<<<<

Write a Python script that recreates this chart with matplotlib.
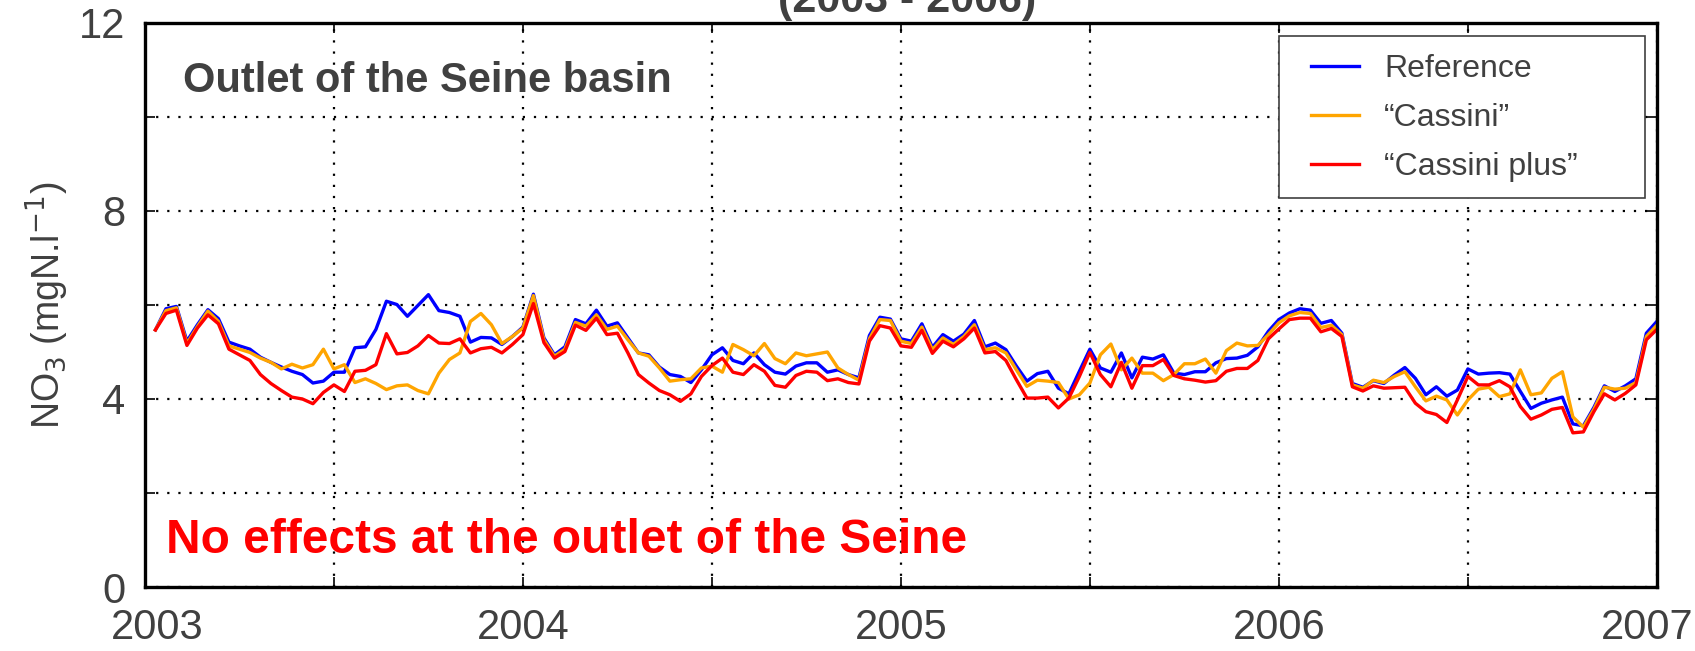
import numpy as np
import matplotlib.pyplot as plt
from matplotlib.patches import Rectangle
from matplotlib.ticker import MultipleLocator
from matplotlib.transforms import ScaledTranslation

plt.rcParams['font.family'] = ['Liberation Sans', 'DejaVu Sans']

# dekadal values, 36 per year, 2003 -> 2006
reference = [
    5.47, 5.92, 5.97, 5.23, 5.58, 5.90, 5.71, 5.21, 5.13, 5.06, 4.89, 4.78,
    4.68, 4.59, 4.52, 4.34, 4.38, 4.57, 4.57, 5.09, 5.11, 5.48, 6.08, 6.01,
    5.76, 5.99, 6.22, 5.88, 5.84, 5.76, 5.21, 5.31, 5.30, 5.16, 5.33, 5.53,
    6.23, 5.30, 4.94, 5.11, 5.69, 5.60, 5.89, 5.55, 5.62, 5.30, 4.98, 4.94,
    4.68, 4.52, 4.48, 4.35, 4.62, 4.94, 5.09, 4.82, 4.75, 4.98, 4.73, 4.57,
    4.53, 4.70, 4.77, 4.77, 4.57, 4.62, 4.52, 4.45, 5.35, 5.74, 5.70, 5.28,
    5.23, 5.60, 5.10, 5.37, 5.23, 5.38, 5.67, 5.11, 5.19, 5.05, 4.70, 4.38,
    4.54, 4.59, 4.23, 4.11, 4.59, 5.06, 4.66, 4.57, 4.98, 4.45, 4.89, 4.85,
    4.94, 4.55, 4.52, 4.58, 4.58, 4.77, 4.86, 4.87, 4.93, 5.11, 5.44, 5.69,
    5.83, 5.92, 5.89, 5.61, 5.67, 5.40, 4.33, 4.25, 4.39, 4.33, 4.51, 4.67,
    4.44, 4.09, 4.26, 4.06, 4.19, 4.64, 4.53, 4.55, 4.56, 4.53, 4.16, 3.80,
    3.91, 3.98, 4.04, 3.47, 3.43, 3.82, 4.28, 4.16, 4.28, 4.43, 5.40, 5.65,
]
cassini = [
    5.47, 5.88, 5.94, 5.18, 5.54, 5.87, 5.65, 5.13, 5.06, 4.99, 4.87, 4.78,
    4.64, 4.74, 4.66, 4.73, 5.06, 4.64, 4.73, 4.35, 4.43, 4.33, 4.20, 4.28,
    4.30, 4.18, 4.11, 4.55, 4.84, 4.98, 5.65, 5.82, 5.58, 5.18, 5.33, 5.51,
    6.20, 5.26, 4.91, 5.06, 5.63, 5.55, 5.79, 5.48, 5.55, 5.26, 4.98, 4.91,
    4.66, 4.38, 4.41, 4.43, 4.66, 4.70, 4.57, 5.16, 5.05, 4.92, 5.18, 4.86,
    4.75, 4.98, 4.92, 4.96, 5.00, 4.66, 4.52, 4.40, 5.28, 5.69, 5.67, 5.23,
    5.18, 5.53, 5.05, 5.30, 5.16, 5.33, 5.58, 5.05, 5.09, 4.98, 4.62, 4.27,
    4.40, 4.38, 4.35, 4.00, 4.09, 4.34, 4.94, 5.17, 4.62, 4.87, 4.55, 4.55,
    4.39, 4.52, 4.75, 4.75, 4.85, 4.55, 5.03, 5.19, 5.13, 5.14, 5.37, 5.62,
    5.77, 5.84, 5.82, 5.52, 5.57, 5.37, 4.30, 4.23, 4.40, 4.35, 4.48, 4.58,
    4.26, 3.96, 4.06, 3.98, 3.66, 3.98, 4.21, 4.25, 4.05, 4.11, 4.62, 4.09,
    4.13, 4.44, 4.58, 3.62, 3.40, 3.78, 4.25, 4.21, 4.23, 4.35, 5.33, 5.57,
]
cassini_plus = [
    5.47, 5.82, 5.89, 5.14, 5.51, 5.79, 5.60, 5.06, 4.94, 4.82, 4.52, 4.33,
    4.18, 4.04, 4.00, 3.90, 4.14, 4.30, 4.16, 4.59, 4.61, 4.73, 5.39, 4.96,
    4.99, 5.13, 5.35, 5.19, 5.18, 5.28, 4.98, 5.07, 5.10, 4.98, 5.16, 5.37,
    6.03, 5.20, 4.87, 5.01, 5.57, 5.46, 5.72, 5.37, 5.40, 4.98, 4.52, 4.34,
    4.18, 4.09, 3.95, 4.11, 4.48, 4.71, 4.87, 4.57, 4.52, 4.73, 4.59, 4.29,
    4.25, 4.50, 4.59, 4.57, 4.39, 4.43, 4.35, 4.32, 5.23, 5.56, 5.51, 5.13,
    5.10, 5.46, 4.97, 5.23, 5.11, 5.28, 5.51, 4.98, 5.01, 4.82, 4.41, 4.02,
    4.02, 4.04, 3.81, 4.02, 4.48, 4.99, 4.52, 4.26, 4.78, 4.23, 4.71, 4.71,
    4.84, 4.50, 4.43, 4.40, 4.36, 4.39, 4.59, 4.65, 4.65, 4.82, 5.28, 5.49,
    5.69, 5.72, 5.72, 5.43, 5.50, 5.33, 4.26, 4.17, 4.28, 4.23, 4.24, 4.25,
    3.91, 3.73, 3.67, 3.50, 3.98, 4.48, 4.30, 4.30, 4.39, 4.26, 3.84, 3.57,
    3.66, 3.78, 3.82, 3.28, 3.30, 3.73, 4.11, 3.98, 4.12, 4.30, 5.26, 5.48,
]
years = [2003, 2004, 2005, 2006, 2007]
y_ticks = [0, 4, 8, 12]

t = 2003 + np.arange(1, len(reference) + 1) / 36.0

fig = plt.figure(figsize=(16.95, 6.51), dpi=100)
ax = fig.add_axes([0.0855, 0.0983, 0.892, 0.8664])

ax.plot(t, reference, color='#0000ff', lw=2.4, label="Reference")
ax.plot(t, cassini, color='#ffa500', lw=2.4, label="\u201cCassini\u201d")
ax.plot(t, cassini_plus, color='#ff0000', lw=2.4, label="\u201cCassini plus\u201d")

ax.set_xlim(2003, 2007)
ax.set_ylim(0, 12)
ax.set_xticks(years)
ax.set_xticklabels([str(y) for y in years])
ax.xaxis.set_minor_locator(MultipleLocator(0.5))
ax.set_yticks(y_ticks)
ax.yaxis.set_minor_locator(MultipleLocator(2))

ax.grid(True, which='both', color='black', linestyle=(0, (1, 4)), linewidth=1.6)
ax.tick_params(which='both', direction='in', top=True, right=True,
               length=7, width=1.2, colors='black', labelcolor='#404040')
ax.tick_params(axis='x', labelsize=30, pad=15)
ax.tick_params(axis='y', labelsize=30, pad=14)
for s in ax.spines.values():
    s.set_linewidth(2.4)

# end labels nudged inwards like in the original
xlabels = ax.get_xticklabels()
xlabels[0].set_transform(xlabels[0].get_transform() + ScaledTranslation(0.12, 0, fig.dpi_scale_trans))
xlabels[-1].set_transform(xlabels[-1].get_transform() + ScaledTranslation(-0.10, 0, fig.dpi_scale_trans))

ax.set_ylabel(r"NO$_3$ (mgN.l$^{-1}$)", fontsize=27, color='#404040', labelpad=6)

ax.text(0.025, 0.898, "Outlet of the Seine basin", transform=ax.transAxes,
        fontsize=30, fontweight='bold', color='#404040', va='center')
ax.text(0.014, 0.083, "No effects at the outlet of the Seine", transform=ax.transAxes,
        fontsize=34.5, fontweight='bold', color='#ff0000', va='center')

fig.text(0.535, 1.0 - 12 / 651, "(2003 - 2006)", fontsize=31, fontweight='bold',
         color='#404040', ha='center', va='baseline')

# legend box drawn apart from the entries
ax.add_patch(Rectangle((0.75, 0.69), 0.242, 0.287, transform=ax.transAxes,
                       facecolor='white', edgecolor='#404040', lw=1.2, zorder=4))
leg = ax.legend(loc='upper left', bbox_to_anchor=(0.771, 0.945), fontsize=23,
                frameon=False, handlelength=1.5, handletextpad=0.8,
                labelspacing=0.6, borderpad=0.0, borderaxespad=0.0)
leg.set_zorder(5)
for txt in leg.get_texts():
    txt.set_color('#404040')

plt.savefig("out.png", dpi=100)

>>>>

## WHAT YOU SHOULD DO
Copy nothing but the lines from the top of the material through the line holding "plt.rcParams['font.family'] = ['Liberation", exactly as written; omit pictures.

## FINISHED TASK
Write a Python script that recreates this chart with matplotlib.
import numpy as np
import matplotlib.pyplot as plt
from matplotlib.patches import Rectangle
from matplotlib.ticker import MultipleLocator
from matplotlib.transforms import ScaledTranslation

plt.rcParams['font.family'] = ['Liberation Sans', 'DejaVu Sans']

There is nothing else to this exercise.